XXX

reimagine; verb, rēiˈmajən

  1. reinterpret (an event, work of art, etc.) imaginatively; rethink.

I’ve always had warm receptions toward re-composed classical music—Max Richter’s Vivaldi is one of the breathtaking highlights. Yet for whatever reason, upon hearing about Chad Lawson’s The Chopin Variations, I was skeptical. (Old habits die hard). A jazz pianist taking apart the masterful compositions of a revered composer? Okay, sure. I’ll bite, but with apprehension.

It turns out, Lawson doesn’t take apart anything; he reimagines. In the same way Richter exposes the riveting brilliance of Vivaldi’s Four Seasons through a 21st century lens, Lawson returns Chopin to his long-lost origin: intimacy. He unearths that dedication in Larghetto of Chopin’s Piano Concerto No. 1 and underscores it in every arrangement: “It should be like dreaming in beautiful springtime—by moonlight.”

One of the gems of the album is the Nocturne in E-flat Major, Op. 9, No. 2. The piece, which countless pianists and musicians are surely familiar with, is stripped bare. If you listen closely, you can hear the soft clunks of the pedal changes. Lawson’s arrangement manages to capture what so many musicians ignore these days when performing Chopin (something I’ve also struggled to portray). It is the feeling that Chopin preferred over the buzzing energy of public performances: playing music in your apartment for a small group of friends, huddled in the warmth of each other’s bodies. Loving something that is neither tangible nor wholly invisible, again, and again, until there’s no one left to listen.

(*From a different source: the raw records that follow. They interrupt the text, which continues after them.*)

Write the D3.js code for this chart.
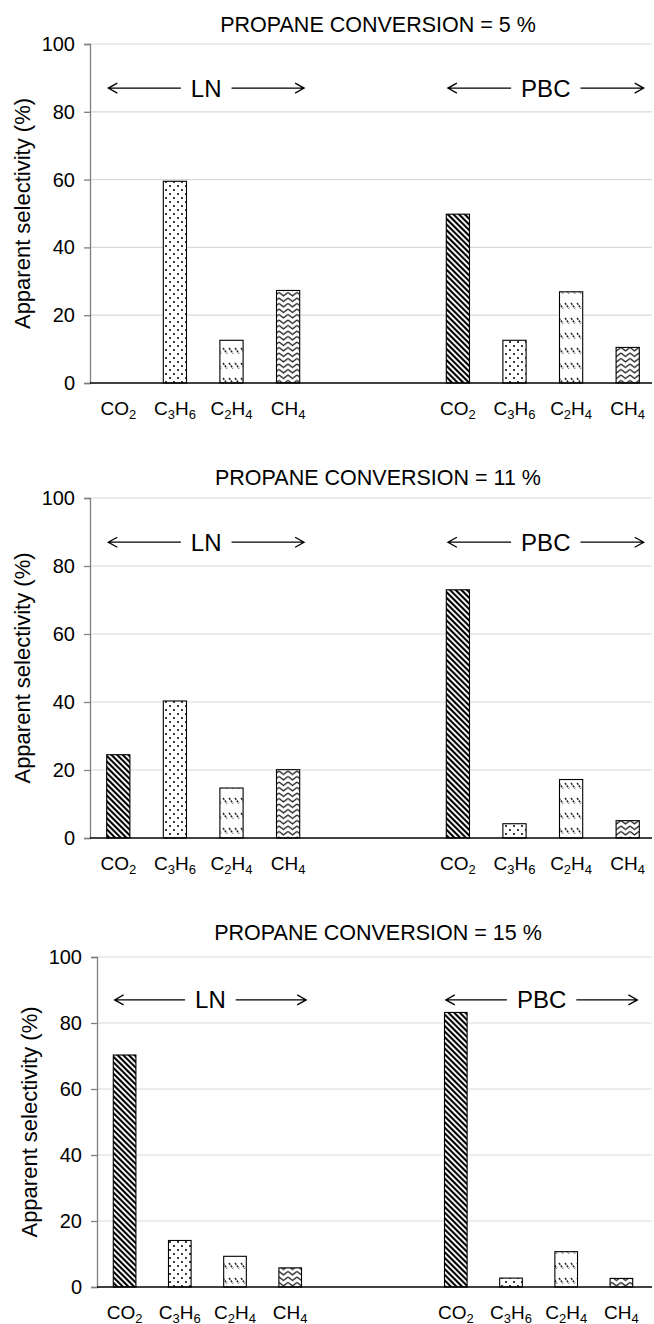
<!DOCTYPE html>
<html>
<head>
<meta charset="utf-8">
<script src="https://cdn.jsdelivr.net/npm/d3@7"></script>
<style>
  body { margin: 0; background: #fff; }
  svg { display: block; }
  text { font-family: "Liberation Sans", Arial, sans-serif; fill: #000; }
</style>
</head>
<body>
<script>
var width = 654
var height = 1324

// data
var categories = ['CO2', 'C3H6', 'C2H4', 'CH4']
var groups = ['LN', 'PBC']
var conversions = [5, 11, 15]
var lnValues = [
  [0, 59.5, 12.6, 27.3],
  [24.5, 40.3, 14.7, 20.1],
  [70.3, 14.1, 9.3, 5.8]
]
var pbcValues = [
  [49.8, 12.6, 26.9, 10.5],
  [73.0, 4.2, 17.2, 5.1],
  [83.2, 2.7, 10.7, 2.6]
]
var yTicks = [0, 20, 40, 60, 80, 100]
var arrowLevel = 87

// panel layout (pixel boxes)
var panels = [
  { top: 44, bottom: 383, left: 90, right: 656, titleY: 32 },
  { top: 498, bottom: 838, left: 90, right: 656, titleY: 485 },
  { top: 957, bottom: 1287, left: 97, right: 649, titleY: 940 }
]

var svg = d3.select('body').append('svg').attr('width', width).attr('height', height)
var defs = svg.append('defs')

// hatch patterns, one per product
var pCO2 = defs.append('pattern').attr('id', 'p-CO2').attr('patternUnits', 'userSpaceOnUse')
  .attr('width', 4).attr('height', 4).attr('patternTransform', 'rotate(-45)')
pCO2.append('rect').attr('width', 4).attr('height', 4).attr('fill', '#fff')
pCO2.append('rect').attr('width', 2.1).attr('height', 4).attr('fill', '#000')

var pC3 = defs.append('pattern').attr('id', 'p-C3H6').attr('patternUnits', 'userSpaceOnUse')
  .attr('width', 8).attr('height', 8)
pC3.append('rect').attr('width', 8).attr('height', 8).attr('fill', '#fff')
pC3.append('circle').attr('cx', 2).attr('cy', 2).attr('r', 1).attr('fill', '#000')
pC3.append('circle').attr('cx', 6).attr('cy', 6).attr('r', 1).attr('fill', '#000')

var pC2 = defs.append('pattern').attr('id', 'p-C2H4').attr('patternUnits', 'userSpaceOnUse')
  .attr('width', 6).attr('height', 15)
pC2.append('rect').attr('width', 6).attr('height', 15).attr('fill', '#fff')
pC2.append('line').attr('x1', 1).attr('y1', 3).attr('x2', 5).attr('y2', 8.5)
  .attr('stroke', '#222').attr('stroke-width', 1.4).attr('stroke-dasharray', '2.2,0.9')

var pCH4 = defs.append('pattern').attr('id', 'p-CH4').attr('patternUnits', 'userSpaceOnUse')
  .attr('width', 9).attr('height', 5.5)
pCH4.append('rect').attr('width', 9).attr('height', 5.5).attr('fill', '#fff')
pCH4.append('path').attr('d', 'M0,1 L4.5,4.5 L9,1')
  .attr('fill', 'none').attr('stroke', '#222').attr('stroke-width', 1.3)

var slots = []
groups.forEach((grp, gi) => {
  categories.forEach(c => slots.push(grp + '|' + c))
  if (gi === 0) slots.push('gap1', 'gap2')
})

function subLabel(sel, name) {
  // split chemical formula into letters and subscript digits
  var parts = name.match(/[A-Z]+|\d+/g)
  parts.forEach((p, k) => {
    if (/\d/.test(p)) {
      sel.append('tspan').attr('font-size', 13).attr('dy', 4).text(p)
    } else {
      var t = sel.append('tspan').text(p)
      if (k > 0) t.attr('dy', -4)
    }
  })
}

panels.forEach((pn, i) => {
  var data = []
  groups.forEach((grp, gi) => {
    var vals = gi === 0 ? lnValues[i] : pbcValues[i]
    categories.forEach((c, ci) => data.push({ key: grp + '|' + c, cat: c, value: vals[ci] }))
  })

  var x = d3.scaleBand().domain(slots).range([pn.left, pn.right]).paddingInner(0.59).paddingOuter(0.295)
  var y = d3.scaleLinear().domain([0, 100]).range([pn.bottom, pn.top])
  var g = svg.append('g')

  // gridlines
  g.append('g').selectAll('line').data(yTicks.filter(d => d > 0)).enter().append('line')
    .attr('x1', pn.left).attr('x2', 652).attr('y1', d => y(d)).attr('y2', d => y(d))
    .attr('stroke', '#d9d9d9').attr('stroke-width', 1.2)

  // y axis
  var yAxis = d3.axisLeft(y).tickValues(yTicks).tickSize(6).tickPadding(9)
  var ya = g.append('g').attr('transform', `translate(${pn.left},0)`).call(yAxis)
  ya.select('.domain').attr('stroke', '#7f7f7f').attr('stroke-width', 1.3)
  ya.selectAll('.tick line').attr('stroke', '#7f7f7f').attr('stroke-width', 1.3)
  ya.selectAll('.tick text').attr('font-size', 20).attr('font-family', '"Liberation Sans", Arial, sans-serif')

  // bars
  g.append('g').selectAll('rect').data(data.filter(d => d.value > 0)).enter().append('rect')
    .attr('x', d => x(d.key)).attr('width', x.bandwidth())
    .attr('y', d => y(d.value)).attr('height', d => y(0) - y(d.value))
    .attr('fill', d => `url(#p-${d.cat})`).attr('stroke', '#000').attr('stroke-width', 1.1)

  // x axis line
  g.append('line').attr('x1', pn.left).attr('x2', 652).attr('y1', y(0)).attr('y2', y(0))
    .attr('stroke', '#000').attr('stroke-width', 1.5)

  // category labels
  g.append('g').selectAll('text').data(data).enter().append('text')
    .attr('x', d => x(d.key) + x.bandwidth() / 2).attr('y', y(0) + 31.5)
    .attr('text-anchor', 'middle').attr('font-size', 19)
    .each(function (d) { subLabel(d3.select(this), d.cat) })

  // group arrows
  groups.forEach(grp => {
    var x0 = x(grp + '|' + categories[0]) + x.bandwidth() / 2 - 10
    var x1 = x(grp + '|' + categories[categories.length - 1]) + x.bandwidth() / 2 + 16
    var ay = y(arrowLevel)
    var t = g.append('text').attr('x', (x0 + x1) / 2).attr('y', ay + 8.5)
      .attr('text-anchor', 'middle').attr('font-size', 24).text(grp)
    var tw = t.node().getComputedTextLength()
    var gap = tw / 2 + 10
    var mid = (x0 + x1) / 2
    g.append('path').attr('d', `M${x0},${ay}H${mid - gap}M${x0 + 9},${ay - 5}L${x0},${ay}L${x0 + 9},${ay + 5}`)
      .attr('fill', 'none').attr('stroke', '#000').attr('stroke-width', 1.3)
    g.append('path').attr('d', `M${mid + gap},${ay}H${x1}M${x1 - 9},${ay - 5}L${x1},${ay}L${x1 - 9},${ay + 5}`)
      .attr('fill', 'none').attr('stroke', '#000').attr('stroke-width', 1.3)
  })

  // title
  svg.append('text').attr('x', 378).attr('y', pn.titleY).attr('text-anchor', 'middle')
    .attr('font-size', 21.5).text(`PROPANE CONVERSION = ${conversions[i]} %`)

  // y label
  svg.append('text').attr('transform', `translate(${pn.left - 60},${(pn.top + pn.bottom) / 2}) rotate(-90)`)
    .attr('text-anchor', 'middle').attr('font-size', 22).text('Apparent selectivity (%)')
})
</script>
</body>
</html>
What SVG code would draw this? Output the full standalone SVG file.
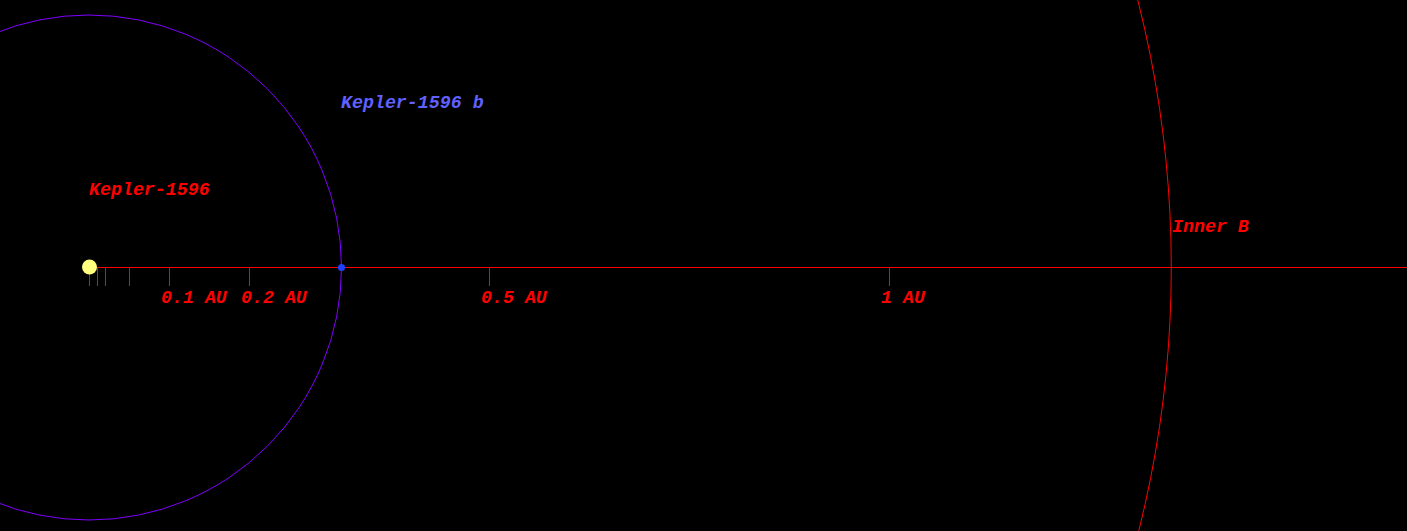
<svg xmlns="http://www.w3.org/2000/svg" width="1407" height="531" viewBox="0 0 1407 531">
<style>
.lbl{font-family:"Liberation Mono","DejaVu Sans Mono",monospace;font-size:18.3px;font-style:italic;font-weight:bold;fill:#ff0000}
.ax{stroke:#ff0000;stroke-width:1;fill:none}
</style>
<rect width="1407" height="531" fill="#000"/>
<g id="connectors">
<line class="ax" x1="89" y1="267.5" x2="1407" y2="267.5"/>
<line class="ax" x1="89.5" y1="267" x2="89.5" y2="286"/>
<line class="ax" x1="97.5" y1="267" x2="97.5" y2="286"/>
<line class="ax" x1="105.5" y1="267" x2="105.5" y2="286"/>
<line class="ax" x1="129.5" y1="267" x2="129.5" y2="286"/>
<line class="ax" x1="169.5" y1="267" x2="169.5" y2="286"/>
<line class="ax" x1="249.5" y1="267" x2="249.5" y2="286"/>
<line class="ax" x1="489.5" y1="267" x2="489.5" y2="286"/>
<line class="ax" x1="889.5" y1="267" x2="889.5" y2="286"/>
</g>
<g id="orbit-b"><circle cx="89" cy="267.5" r="252.5" fill="none" stroke="#8000ff" stroke-width="1"/></g>
<g id="inner-b"><circle cx="89" cy="267.5" r="1082.3" fill="none" stroke="#ff0000" stroke-width="1"/><text class="lbl" x="1172" y="232">Inner B</text></g>
<g id="star"><circle cx="89.5" cy="267" r="7.5" fill="#ffff80"/><text class="lbl" x="89" y="195">Kepler-1596</text></g>
<g id="planet"><circle cx="341.5" cy="267.5" r="3.5" fill="#2040ff"/><text class="lbl" x="341" y="108" style="fill:#6060ff">Kepler-1596 b</text></g>
<g id="scale">
<text class="lbl" x="161" y="303">0.1 AU</text>
<text class="lbl" x="241" y="303">0.2 AU</text>
<text class="lbl" x="481" y="303">0.5 AU</text>
<text class="lbl" x="881" y="303">1 AU</text>
</g>
</svg>
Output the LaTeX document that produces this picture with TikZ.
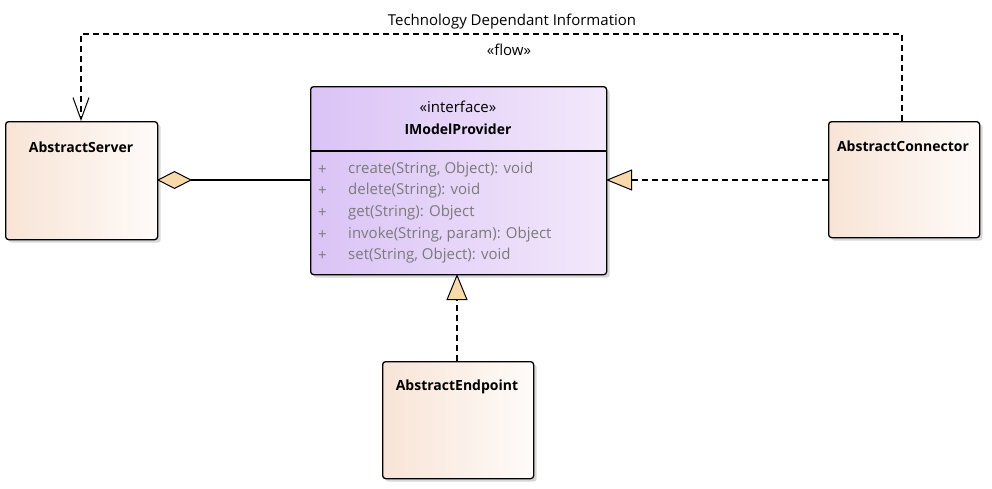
\documentclass[tikz,border=0pt]{standalone}
\usepackage{fontspec}
\setmainfont{Open Sans}
\usetikzlibrary{arrows.meta,shadows}
\definecolor{clsL}{HTML}{F8E4D6}
\definecolor{clsR}{HTML}{FEFBF9}
\definecolor{ifL}{HTML}{DAC3F6}
\definecolor{ifR}{HTML}{F3E8FB}
\definecolor{tan}{HTML}{F8DAAA}
\definecolor{meth}{HTML}{7A7A7A}
\tikzset{
  box/.style={draw=black, line width=1.3pt, rounded corners=3pt, anchor=north west,
    inner sep=0pt, drop shadow={shadow xshift=3pt, shadow yshift=-3pt, fill=black!30, opacity=.5}},
  cls/.style={box, left color=clsL, right color=clsR},
  iface/.style={box, left color=ifL, right color=ifR},
  ttl/.style={font=\fontsize{14}{16}\selectfont\bfseries, inner sep=0pt},
  txt/.style={font=\fontsize{15}{17}\selectfont, inner sep=0pt},
  mtd/.style={font=\fontsize{15}{17}\selectfont, text=meth, inner sep=0pt, anchor=west},
  conn/.style={line width=1.2pt},
  dsh/.style={conn, dash pattern=on 6pt off 4pt},
}
\begin{document}
\begin{tikzpicture}[x=1pt,y=-1pt]
\useasboundingbox (0,0) rectangle (992,488);
% boxes
\node[cls, minimum width=152pt, minimum height=118pt] (server) at (5,121) {};
\node[iface, minimum width=296pt, minimum height=188pt] (prov) at (310,86) {};
\node[cls, minimum width=151pt, minimum height=116pt] (conn) at (828,121) {};
\node[cls, minimum width=151pt, minimum height=117pt] (endp) at (382,361) {};
\draw[line width=1.3pt] (310,151) -- (606,151);
% titles
\node[ttl] (tserver) at (81,147) {AbstractServer};
\node[ttl] (tconn) at (903,146) {AbstractConnector};
\node[ttl] (tendp) at (457,387) {AbstractEndpoint};
\node[txt] (stereo) at (458,107) {«interface»};
\node[ttl] (tprov) at (458,129) {IModelProvider};
% methods
\foreach \y/\t [count=\i] in {170/{create(String, Object): void},191/{delete(String): void},213/{get(String): Object},235/{invoke(String, param): Object},256/{set(String, Object): void}}{
  \node[mtd] (p\i) at (318,\y) {+};
  \node[mtd] (m\i) at (348,\y) {\t};
}
% connectors
\coordinate (srvR) at (157,180);
\coordinate (provL) at (310,180);
\coordinate (provR) at (606,180);
\coordinate (connL) at (828,180);
\coordinate (provB) at (457,274);
\coordinate (endpT) at (457,361);
\coordinate (connT) at (902,121);
\coordinate (c1) at (902,34);
\coordinate (c2) at (81,34);
\coordinate (srvT) at (81,121);
\draw[conn, {Diamond[fill=tan,length=35pt,width=18pt,line width=1pt]}-] (srvR) -- (provL);
\draw[dsh, -{Triangle[fill=tan,length=26pt,width=21pt,line width=1pt]}] (connL) -- (provR);
\draw[dsh, -{Triangle[fill=tan,length=26pt,width=21pt,line width=1pt]}] (endpT) -- (provB);
\draw[dsh, -{Straight Barb[length=22pt,width=16pt,line width=1pt]}] (connT) -- (c1) -- (c2) -- (srvT);
\node[txt] (lbl1) at (512,22) {Technology Dependant Information};
\node[txt] (lbl2) at (509,50) {«flow»};
\end{tikzpicture}
\end{document}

It doesn’t hurt to reconsider tradition, and especially for classical music, it would be wise to take a long, hard look at the ways in which tradition fuels the genre and the ways in which it destroys itself. For better or for worse, we tend to adhere to those traditions because they’re a part of what we fell in love with in the first place. Yet beautiful things can emerge from change and irreverence—perhaps not a complete usurping of the past, but rather, subtle and gradual realizations in ways tradition can be transformed and translated. Intimate acts, like placing a thin layer of felt over the piano strings, recording Chopin at 2AM in the morning, closing your eyes to that warm, resolved harmony. It’s no longer Chopin’s music note-for-note, but the sensation remains. And, for the time being, someone is listening.

2 thoughts on “XXX”

    1. Thank you for the incredible album; it was an ethereal experience listening to it, and I’m glad I got the feeling conveyed. Definitely looking forward to Bach Interpreted!